◆ **AIM**: Write out every line exactly, from the start of the records below to the line with "(tipB) at (571,361);", and stop there. Don't write out the pictures.

◆ **THE DATA**:
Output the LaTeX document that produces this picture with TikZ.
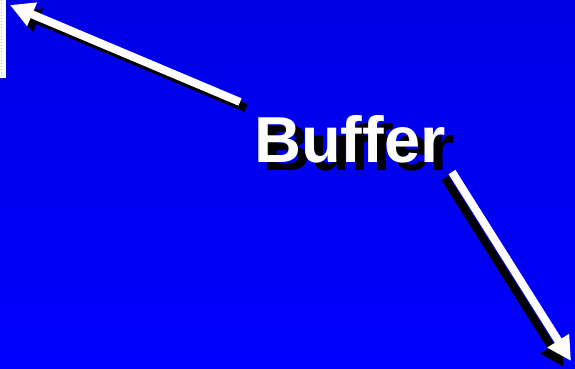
\documentclass[tikz,border=0pt]{standalone}
\usepackage{fontspec}
\setmainfont{Liberation Sans}
\usetikzlibrary{arrows.meta}

\tikzset{
  arrowline/.style={line width=8pt,-{Triangle[length=24pt,width=24pt]}},
  bigtext/.style={font=\fontsize{65}{65}\selectfont\bfseries,inner sep=0pt,anchor=base west}
}

\begin{document}
\begin{tikzpicture}[x=1pt,y=-1pt]
\useasboundingbox (0,0) rectangle (575,369);
% background
\shade[top color={rgb,255:red,0;green,0;blue,228},bottom color={rgb,255:red,0;green,0;blue,255}] (0,0) rectangle (575,369);
% left edge strip
\fill[white] (0,0) rectangle (6,78);
\draw[yellow!80!black,dotted,line width=1pt] (1.5,0) -- (1.5,78);

\coordinate (tailA) at (240,102);
\coordinate (tipA) at (10,5);
\coordinate (tailB) at (452,172);
\coordinate (tipB) at (571,361);

% shadows
\draw[arrowline,black] ([shift={(6,6)}]tailA) -- ([shift={(6,6)}]tipA);
\draw[arrowline,black] ([shift={(-7,6)}]tailB) -- ([shift={(-7,6)}]tipB);
\node[bigtext,black] (shadow) at (263,170) {Buffer};

% arrows
\draw[arrowline,white] (tailA) -- (tipA);
\draw[arrowline,white] (tailB) -- (tipB);
\node[bigtext,white] (label) at (254,162) {Buffer};
\end{tikzpicture}
\end{document}
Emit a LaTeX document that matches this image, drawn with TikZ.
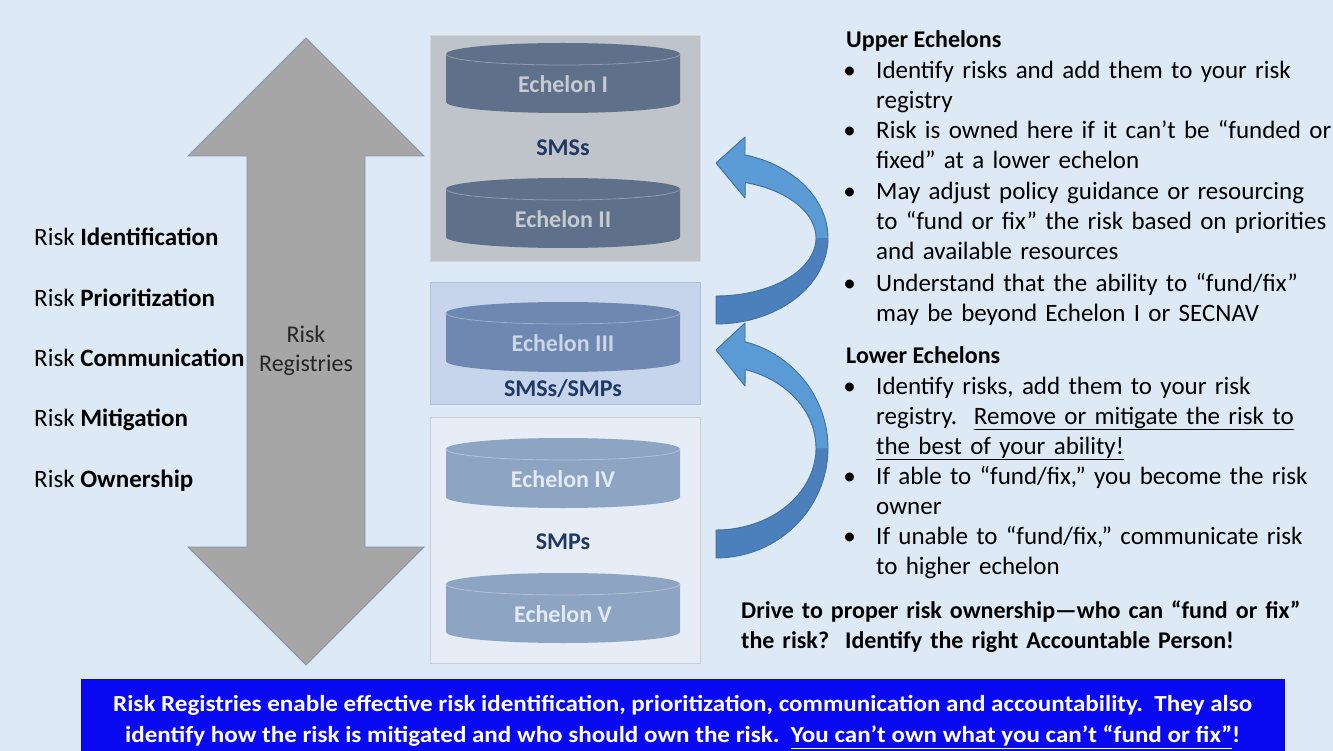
\documentclass[tikz,border=0pt]{standalone}
\usepackage{fontspec}
\setmainfont{Carlito}
\newfontfamily\bandfont[FakeStretch=1.09]{Carlito}
\usepackage{tikz}
\usetikzlibrary{positioning}
\definecolor{sky}{HTML}{DDE9F5}
\definecolor{slab}{HTML}{BFC4CA}
\definecolor{slabE}{HTML}{D3D8DE}
\definecolor{midpane}{HTML}{C6D5EB}
\definecolor{midpaneE}{HTML}{AEC0D9}
\definecolor{lowpane}{HTML}{E6EDF6}
\definecolor{lowpaneE}{HTML}{C5CED9}
\definecolor{cylD}{HTML}{5E708A}
\definecolor{cylM}{HTML}{6F88B1}
\definecolor{cylL}{HTML}{8EA4C3}
\definecolor{inkD}{HTML}{C6CBD2}
\definecolor{inkM}{HTML}{CBD6E8}
\definecolor{inkL}{HTML}{E4EAF3}
\definecolor{navy}{HTML}{1F3864}
\definecolor{shaft}{HTML}{A6A6A6}
\definecolor{shaftE}{HTML}{8497B0}
\definecolor{loopF}{HTML}{5B9BD5}
\definecolor{loopB}{HTML}{4B80BC}
\definecolor{loopE}{HTML}{41719C}
\definecolor{strip}{HTML}{0A0AF2}

\begin{document}
\begin{tikzpicture}[x=1pt,y=-1pt,
  panel/.style={anchor=north west,inner sep=0pt,line width=0.8pt,minimum width=270pt},
  cyltxt/.style={font=\fontsize{24}{29}\selectfont\bfseries},
  tier/.style={font=\fontsize{24}{29}\selectfont\bfseries,text=navy},
  lbl/.style={anchor=base west,inner sep=0pt,font=\fontsize{25}{29}\selectfont},
  head/.style={anchor=base west,inner sep=0pt,font=\fontsize{24}{30}\selectfont\bfseries},
  item/.style={anchor=base west,inner sep=0pt,text width=470pt,align=left,font=\fontsize{25}{30}\selectfont},
  bul/.style={inner sep=0pt,font=\fontsize{25}{30}\selectfont},
  msg/.style={text=white,align=center,font=\bandfont\fontsize{23}{31}\selectfont\bfseries}]
\useasboundingbox (0,0) rectangle (1333,751);
\fill[sky] (0,0) rectangle (1333,751);

\filldraw[fill=shaft,draw=shaftE,line width=0.8pt] (306,38) -- (424,156) -- (365,156) -- (365,547) -- (424,547)
  -- (306,665) -- (188,547) -- (247,547) -- (247,156) -- (188,156) -- cycle;
\node[align=center,text=black!85,font=\fontsize{24}{29}\selectfont] (reg) at (306,351) {Risk\\Registries};

\foreach \k/\y/\w in {1/246/Identification,2/306/Prioritization,3/366/Communication,4/426/Mitigation,5/487/Ownership}
  \node[lbl] (r\k) at (34,\y) {Risk \textbf{\w}};

\node[panel,fill=slab,draw=slabE,minimum height=226pt] (p1) at (430,35) {};
\node[panel,fill=midpane,draw=midpaneE,minimum height=122pt] (p2) at (430,282) {};
\node[panel,fill=lowpane,draw=lowpaneE,minimum height=246pt] (p3) at (430,417) {};

\foreach \i/\t/\lab/\body/\ink in {1/43/Echelon I/cylD/inkD,2/178/Echelon II/cylD/inkD,3/302/Echelon III/cylM/inkM,
    4/438/Echelon IV/cylL/inkL,5/573/Echelon V/cylL/inkL}{
  \fill[\body] (446,\t+11) -- (446,\t+59) arc[start angle=180,end angle=360,x radius=117pt,y radius=11pt]
    -- (680,\t+11) arc[start angle=0,end angle=180,x radius=117pt,y radius=11pt] -- cycle;
  \draw[\body!70!white,line width=0.8pt] (446,\t+11) arc[start angle=180,end angle=360,x radius=117pt,y radius=11pt];
  \node[cyltxt,text=\ink] (c\i) at (563,\t+41) {\lab};
}
\node[tier] (t1) at (563,148) {SMSs};
\node[tier] (t2) at (563,389) {SMSs/SMPs};
\node[tier] (t3) at (563,542) {SMPs};

% escalation loops: dark back face, light front face, outline
\foreach \cy/\ro/\ri/\ty/\hu/\hb in {238/86/58/163/137/198,448/110/82/350/323/386}{
  \fill[loopB] (716,\ty) -- (745,\hu) -- plot[domain=75:-90,samples=60] ({716+112*cos(\x)},{\cy-\ro*sin(\x)})
    -- plot[domain=-90:73,samples=60] ({716+100*cos(\x)},{\cy-\ri*sin(\x)}) -- (745,\hb) -- cycle;
  \fill[loopF] (716,\ty) -- (745,\hu) -- plot[domain=75:0,samples=30] ({716+112*cos(\x)},{\cy-\ro*sin(\x)})
    -- plot[domain=0:73,samples=30] ({716+100*cos(\x)},{\cy-\ri*sin(\x)}) -- (745,\hb) -- cycle;
  \draw[loopE,line width=0.9pt,line join=round] (716,\ty) -- (745,\hu) -- plot[domain=75:-90,samples=60] ({716+112*cos(\x)},{\cy-\ro*sin(\x)})
    -- plot[domain=-90:73,samples=60] ({716+100*cos(\x)},{\cy-\ri*sin(\x)}) -- (745,\hb) -- cycle;
}

\node[head] (up) at (846,48) {Upper Echelons};
\node[item] (u1) at (876,79) {Identify risks and add them to your risk\\registry};
\node[item] (u2) at (876,139) {Risk is owned here if it can’t be “funded or\\fixed” at a lower echelon};
\node[item] (u3) at (876,200) {May adjust policy guidance or resourcing\\to “fund or fix” the risk based on priorities\\and available resources};
\node[item] (u4) at (876,291) {Understand that the ability to “fund/fix”\\may be beyond Echelon I or SECNAV};

\node[head] (low) at (846,363) {Lower Echelons};
\node[item] (l1) at (876,394) {Identify risks, add them to your risk\\registry.\ \ \underline{Remove or mitigate the risk to}\\\underline{the best of your ability!}};
\node[item] (l2) at (876,484) {If able to “fund/fix,” you become the risk\\owner};
\node[item] (l3) at (876,544) {If unable to “fund/fix,” communicate risk\\to higher echelon};
\foreach \n in {u1,u2,u3,u4,l1,l2,l3}
  \node[bul,base left=20pt of \n] (b\n) {•};

\node[head,text width=600pt,align=left] (drive) at (741,618) {Drive to proper risk ownership—who can “fund or fix”\\the risk?\ \ Identify the right Accountable Person!};

\node[fill=strip,draw=strip!75!black,anchor=north west,inner sep=0pt,minimum width=1203pt,minimum height=72pt] (band) at (81,679) {};
\node[msg] (note) at ([yshift=-7pt]band.center) {Risk Registries enable effective risk identification, prioritization, communication and accountability.\ \ They also\\identify how the risk is mitigated and who should own the risk.\ \ \underline{You can’t own what you can’t “fund or fix”}!};
\end{tikzpicture}
\end{document}
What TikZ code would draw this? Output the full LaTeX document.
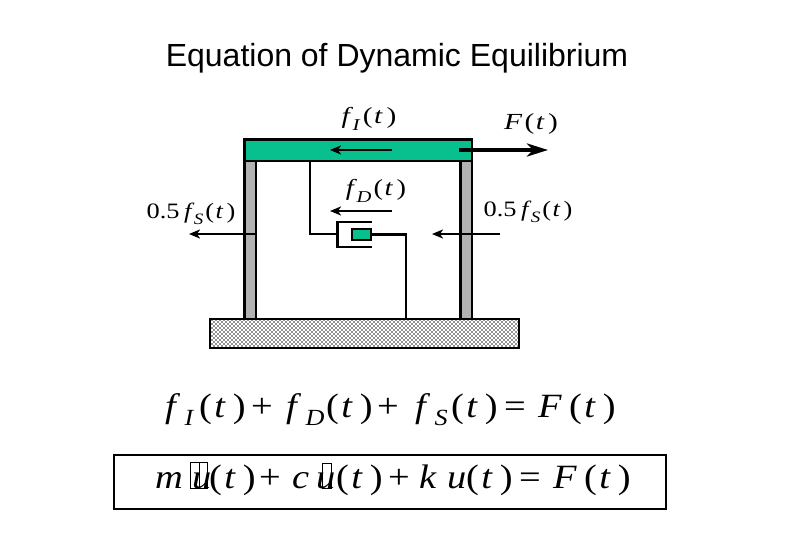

◆ **RESULT OF THIS TASK**:
Output the LaTeX document that produces this picture with TikZ.
\documentclass[tikz,border=0pt]{standalone}
\usepackage{fontspec}
\setmainfont{Liberation Sans}
\usetikzlibrary{arrows.meta}

\tikzset{
  arrowline/.style={line width=8pt,-{Triangle[length=24pt,width=24pt]}},
  bigtext/.style={font=\fontsize{65}{65}\selectfont\bfseries,inner sep=0pt,anchor=base west}
}

\begin{document}
\begin{tikzpicture}[x=1pt,y=-1pt]
\useasboundingbox (0,0) rectangle (575,369);
% background
\shade[top color={rgb,255:red,0;green,0;blue,228},bottom color={rgb,255:red,0;green,0;blue,255}] (0,0) rectangle (575,369);
% left edge strip
\fill[white] (0,0) rectangle (6,78);
\draw[yellow!80!black,dotted,line width=1pt] (1.5,0) -- (1.5,78);

\coordinate (tailA) at (240,102);
\coordinate (tipA) at (10,5);
\coordinate (tailB) at (452,172);
\coordinate (tipB) at (571,361);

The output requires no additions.